• [The exercise]
Quote all lines below exactly. Images stay out.

• [Collected data]
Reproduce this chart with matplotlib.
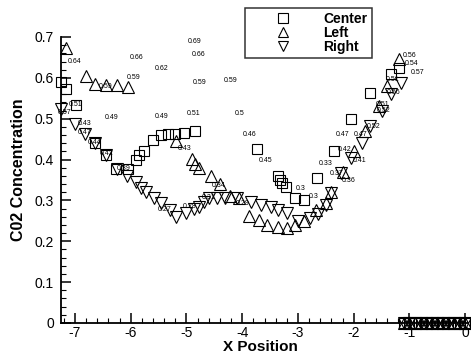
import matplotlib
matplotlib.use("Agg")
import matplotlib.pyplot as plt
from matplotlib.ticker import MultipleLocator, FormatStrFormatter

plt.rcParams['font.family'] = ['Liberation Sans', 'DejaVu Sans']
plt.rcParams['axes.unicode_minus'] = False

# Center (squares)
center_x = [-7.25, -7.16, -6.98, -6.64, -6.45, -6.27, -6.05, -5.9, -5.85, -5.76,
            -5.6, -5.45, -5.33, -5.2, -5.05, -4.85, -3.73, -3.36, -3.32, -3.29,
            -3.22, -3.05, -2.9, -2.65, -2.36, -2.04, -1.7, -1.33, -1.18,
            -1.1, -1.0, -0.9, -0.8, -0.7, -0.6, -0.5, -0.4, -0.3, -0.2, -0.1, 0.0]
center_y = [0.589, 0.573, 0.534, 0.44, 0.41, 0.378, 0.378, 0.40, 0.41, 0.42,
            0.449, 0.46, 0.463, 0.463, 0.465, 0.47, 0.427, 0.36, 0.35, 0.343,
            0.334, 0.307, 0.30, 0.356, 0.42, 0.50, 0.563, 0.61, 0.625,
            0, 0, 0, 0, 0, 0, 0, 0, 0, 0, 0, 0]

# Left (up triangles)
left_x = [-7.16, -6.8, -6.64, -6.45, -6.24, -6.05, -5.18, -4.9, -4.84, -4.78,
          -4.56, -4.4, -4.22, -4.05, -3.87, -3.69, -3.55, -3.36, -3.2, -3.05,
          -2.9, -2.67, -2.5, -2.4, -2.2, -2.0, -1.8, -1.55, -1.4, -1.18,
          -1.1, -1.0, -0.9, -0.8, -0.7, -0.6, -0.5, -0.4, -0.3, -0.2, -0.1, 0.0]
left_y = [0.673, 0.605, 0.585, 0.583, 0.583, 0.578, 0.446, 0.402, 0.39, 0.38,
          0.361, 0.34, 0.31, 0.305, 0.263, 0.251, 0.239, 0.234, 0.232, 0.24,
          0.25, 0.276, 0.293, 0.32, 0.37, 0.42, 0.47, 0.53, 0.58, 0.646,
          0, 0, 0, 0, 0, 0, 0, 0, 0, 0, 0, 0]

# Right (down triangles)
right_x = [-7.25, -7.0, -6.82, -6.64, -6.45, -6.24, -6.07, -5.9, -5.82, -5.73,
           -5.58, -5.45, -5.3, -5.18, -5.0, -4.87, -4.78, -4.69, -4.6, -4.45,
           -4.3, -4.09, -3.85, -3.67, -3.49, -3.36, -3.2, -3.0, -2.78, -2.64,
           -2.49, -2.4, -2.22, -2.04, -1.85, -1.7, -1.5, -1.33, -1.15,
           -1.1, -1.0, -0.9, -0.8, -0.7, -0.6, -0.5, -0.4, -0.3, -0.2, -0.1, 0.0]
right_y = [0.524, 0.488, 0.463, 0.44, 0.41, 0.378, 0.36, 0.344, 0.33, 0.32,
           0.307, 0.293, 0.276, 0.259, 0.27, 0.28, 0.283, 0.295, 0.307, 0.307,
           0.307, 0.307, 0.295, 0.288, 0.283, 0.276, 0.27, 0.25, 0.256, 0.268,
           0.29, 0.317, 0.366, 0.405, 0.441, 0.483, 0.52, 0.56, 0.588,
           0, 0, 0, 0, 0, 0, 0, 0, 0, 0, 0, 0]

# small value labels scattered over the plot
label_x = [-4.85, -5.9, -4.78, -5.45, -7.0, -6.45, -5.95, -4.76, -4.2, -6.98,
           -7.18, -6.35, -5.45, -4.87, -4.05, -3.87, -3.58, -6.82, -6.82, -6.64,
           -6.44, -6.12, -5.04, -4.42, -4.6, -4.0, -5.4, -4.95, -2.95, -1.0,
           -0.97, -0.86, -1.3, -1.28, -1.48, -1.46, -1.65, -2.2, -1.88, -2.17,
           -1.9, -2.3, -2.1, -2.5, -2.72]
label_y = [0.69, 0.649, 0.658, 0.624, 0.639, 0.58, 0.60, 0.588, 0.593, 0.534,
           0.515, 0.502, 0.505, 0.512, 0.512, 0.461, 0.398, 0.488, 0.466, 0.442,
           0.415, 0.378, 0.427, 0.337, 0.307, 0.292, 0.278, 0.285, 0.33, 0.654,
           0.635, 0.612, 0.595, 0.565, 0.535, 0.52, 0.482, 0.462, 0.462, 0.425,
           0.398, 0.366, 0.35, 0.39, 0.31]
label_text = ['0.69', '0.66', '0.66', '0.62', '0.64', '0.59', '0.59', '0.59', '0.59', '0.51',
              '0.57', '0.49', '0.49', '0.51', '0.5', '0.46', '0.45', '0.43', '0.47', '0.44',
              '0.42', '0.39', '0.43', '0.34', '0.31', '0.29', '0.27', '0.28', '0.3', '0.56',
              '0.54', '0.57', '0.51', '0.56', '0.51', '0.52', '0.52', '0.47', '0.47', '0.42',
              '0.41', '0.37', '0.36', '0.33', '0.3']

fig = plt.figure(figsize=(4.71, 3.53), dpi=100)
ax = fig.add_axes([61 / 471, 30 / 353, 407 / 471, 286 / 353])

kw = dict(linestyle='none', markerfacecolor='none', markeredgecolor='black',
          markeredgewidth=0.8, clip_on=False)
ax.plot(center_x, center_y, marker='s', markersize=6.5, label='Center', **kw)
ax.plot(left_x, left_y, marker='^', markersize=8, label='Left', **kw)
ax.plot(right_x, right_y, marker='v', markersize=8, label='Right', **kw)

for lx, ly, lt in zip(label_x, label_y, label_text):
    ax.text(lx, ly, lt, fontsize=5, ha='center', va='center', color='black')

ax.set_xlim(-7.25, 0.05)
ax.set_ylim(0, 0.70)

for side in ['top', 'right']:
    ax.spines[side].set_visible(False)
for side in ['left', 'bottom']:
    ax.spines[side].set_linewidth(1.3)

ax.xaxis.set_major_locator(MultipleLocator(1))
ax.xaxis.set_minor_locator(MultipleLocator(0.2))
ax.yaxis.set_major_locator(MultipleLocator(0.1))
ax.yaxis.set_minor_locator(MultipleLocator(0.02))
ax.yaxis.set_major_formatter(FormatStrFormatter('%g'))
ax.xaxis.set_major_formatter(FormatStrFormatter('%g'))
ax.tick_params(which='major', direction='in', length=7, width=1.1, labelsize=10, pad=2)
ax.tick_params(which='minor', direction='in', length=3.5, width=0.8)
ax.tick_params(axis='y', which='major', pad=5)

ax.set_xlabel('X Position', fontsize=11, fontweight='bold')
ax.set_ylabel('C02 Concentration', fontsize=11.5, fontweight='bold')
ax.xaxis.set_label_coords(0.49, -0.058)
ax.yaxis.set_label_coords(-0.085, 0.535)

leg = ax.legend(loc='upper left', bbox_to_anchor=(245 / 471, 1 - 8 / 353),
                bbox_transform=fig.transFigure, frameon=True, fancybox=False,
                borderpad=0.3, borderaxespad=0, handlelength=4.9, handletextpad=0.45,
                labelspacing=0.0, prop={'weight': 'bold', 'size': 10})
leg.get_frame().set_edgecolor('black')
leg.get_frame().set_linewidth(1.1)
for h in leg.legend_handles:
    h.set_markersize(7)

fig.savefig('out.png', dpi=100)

• [Full answer]
Reproduce this chart with matplotlib.
import matplotlib
matplotlib.use("Agg")
import matplotlib.pyplot as plt
from matplotlib.ticker import MultipleLocator, FormatStrFormatter

plt.rcParams['font.family'] = ['Liberation Sans', 'DejaVu Sans']
plt.rcParams['axes.unicode_minus'] = False

# Center (squares)
center_x = [-7.25, -7.16, -6.98, -6.64, -6.45, -6.27, -6.05, -5.9, -5.85, -5.76,
            -5.6, -5.45, -5.33, -5.2, -5.05, -4.85, -3.73, -3.36, -3.32, -3.29,
            -3.22, -3.05, -2.9, -2.65, -2.36, -2.04, -1.7, -1.33, -1.18,
            -1.1, -1.0, -0.9, -0.8, -0.7, -0.6, -0.5, -0.4, -0.3, -0.2, -0.1, 0.0]
center_y = [0.589, 0.573, 0.534, 0.44, 0.41, 0.378, 0.378, 0.40, 0.41, 0.42,
            0.449, 0.46, 0.463, 0.463, 0.465, 0.47, 0.427, 0.36, 0.35, 0.343,
            0.334, 0.307, 0.30, 0.356, 0.42, 0.50, 0.563, 0.61, 0.625,
            0, 0, 0, 0, 0, 0, 0, 0, 0, 0, 0, 0]

# Left (up triangles)
left_x = [-7.16, -6.8, -6.64, -6.45, -6.24, -6.05, -5.18, -4.9, -4.84, -4.78,
          -4.56, -4.4, -4.22, -4.05, -3.87, -3.69, -3.55, -3.36, -3.2, -3.05,
          -2.9, -2.67, -2.5, -2.4, -2.2, -2.0, -1.8, -1.55, -1.4, -1.18,
          -1.1, -1.0, -0.9, -0.8, -0.7, -0.6, -0.5, -0.4, -0.3, -0.2, -0.1, 0.0]
left_y = [0.673, 0.605, 0.585, 0.583, 0.583, 0.578, 0.446, 0.402, 0.39, 0.38,
          0.361, 0.34, 0.31, 0.305, 0.263, 0.251, 0.239, 0.234, 0.232, 0.24,
          0.25, 0.276, 0.293, 0.32, 0.37, 0.42, 0.47, 0.53, 0.58, 0.646,
          0, 0, 0, 0, 0, 0, 0, 0, 0, 0, 0, 0]

# Right (down triangles)
right_x = [-7.25, -7.0, -6.82, -6.64, -6.45, -6.24, -6.07, -5.9, -5.82, -5.73,
           -5.58, -5.45, -5.3, -5.18, -5.0, -4.87, -4.78, -4.69, -4.6, -4.45,
           -4.3, -4.09, -3.85, -3.67, -3.49, -3.36, -3.2, -3.0, -2.78, -2.64,
           -2.49, -2.4, -2.22, -2.04, -1.85, -1.7, -1.5, -1.33, -1.15,
           -1.1, -1.0, -0.9, -0.8, -0.7, -0.6, -0.5, -0.4, -0.3, -0.2, -0.1, 0.0]
right_y = [0.524, 0.488, 0.463, 0.44, 0.41, 0.378, 0.36, 0.344, 0.33, 0.32,
           0.307, 0.293, 0.276, 0.259, 0.27, 0.28, 0.283, 0.295, 0.307, 0.307,
           0.307, 0.307, 0.295, 0.288, 0.283, 0.276, 0.27, 0.25, 0.256, 0.268,
           0.29, 0.317, 0.366, 0.405, 0.441, 0.483, 0.52, 0.56, 0.588,
           0, 0, 0, 0, 0, 0, 0, 0, 0, 0, 0, 0]

# small value labels scattered over the plot
label_x = [-4.85, -5.9, -4.78, -5.45, -7.0, -6.45, -5.95, -4.76, -4.2, -6.98,
           -7.18, -6.35, -5.45, -4.87, -4.05, -3.87, -3.58, -6.82, -6.82, -6.64,
           -6.44, -6.12, -5.04, -4.42, -4.6, -4.0, -5.4, -4.95, -2.95, -1.0,
           -0.97, -0.86, -1.3, -1.28, -1.48, -1.46, -1.65, -2.2, -1.88, -2.17,
           -1.9, -2.3, -2.1, -2.5, -2.72]
label_y = [0.69, 0.649, 0.658, 0.624, 0.639, 0.58, 0.60, 0.588, 0.593, 0.534,
           0.515, 0.502, 0.505, 0.512, 0.512, 0.461, 0.398, 0.488, 0.466, 0.442,
           0.415, 0.378, 0.427, 0.337, 0.307, 0.292, 0.278, 0.285, 0.33, 0.654,
           0.635, 0.612, 0.595, 0.565, 0.535, 0.52, 0.482, 0.462, 0.462, 0.425,
           0.398, 0.366, 0.35, 0.39, 0.31]
label_text = ['0.69', '0.66', '0.66', '0.62', '0.64', '0.59', '0.59', '0.59', '0.59', '0.51',
              '0.57', '0.49', '0.49', '0.51', '0.5', '0.46', '0.45', '0.43', '0.47', '0.44',
              '0.42', '0.39', '0.43', '0.34', '0.31', '0.29', '0.27', '0.28', '0.3', '0.56',
              '0.54', '0.57', '0.51', '0.56', '0.51', '0.52', '0.52', '0.47', '0.47', '0.42',
              '0.41', '0.37', '0.36', '0.33', '0.3']

fig = plt.figure(figsize=(4.71, 3.53), dpi=100)
ax = fig.add_axes([61 / 471, 30 / 353, 407 / 471, 286 / 353])

kw = dict(linestyle='none', markerfacecolor='none', markeredgecolor='black',
          markeredgewidth=0.8, clip_on=False)
ax.plot(center_x, center_y, marker='s', markersize=6.5, label='Center', **kw)
ax.plot(left_x, left_y, marker='^', markersize=8, label='Left', **kw)
ax.plot(right_x, right_y, marker='v', markersize=8, label='Right', **kw)

for lx, ly, lt in zip(label_x, label_y, label_text):
    ax.text(lx, ly, lt, fontsize=5, ha='center', va='center', color='black')

ax.set_xlim(-7.25, 0.05)
ax.set_ylim(0, 0.70)

for side in ['top', 'right']:
    ax.spines[side].set_visible(False)
for side in ['left', 'bottom']:
    ax.spines[side].set_linewidth(1.3)

ax.xaxis.set_major_locator(MultipleLocator(1))
ax.xaxis.set_minor_locator(MultipleLocator(0.2))
ax.yaxis.set_major_locator(MultipleLocator(0.1))
ax.yaxis.set_minor_locator(MultipleLocator(0.02))
ax.yaxis.set_major_formatter(FormatStrFormatter('%g'))
ax.xaxis.set_major_formatter(FormatStrFormatter('%g'))
ax.tick_params(which='major', direction='in', length=7, width=1.1, labelsize=10, pad=2)
ax.tick_params(which='minor', direction='in', length=3.5, width=0.8)
ax.tick_params(axis='y', which='major', pad=5)

ax.set_xlabel('X Position', fontsize=11, fontweight='bold')
ax.set_ylabel('C02 Concentration', fontsize=11.5, fontweight='bold')
ax.xaxis.set_label_coords(0.49, -0.058)
ax.yaxis.set_label_coords(-0.085, 0.535)

leg = ax.legend(loc='upper left', bbox_to_anchor=(245 / 471, 1 - 8 / 353),
                bbox_transform=fig.transFigure, frameon=True, fancybox=False,
                borderpad=0.3, borderaxespad=0, handlelength=4.9, handletextpad=0.45,
                labelspacing=0.0, prop={'weight': 'bold', 'size': 10})
leg.get_frame().set_edgecolor('black')
leg.get_frame().set_linewidth(1.1)
for h in leg.legend_handles:
    h.set_markersize(7)

fig.savefig('out.png', dpi=100)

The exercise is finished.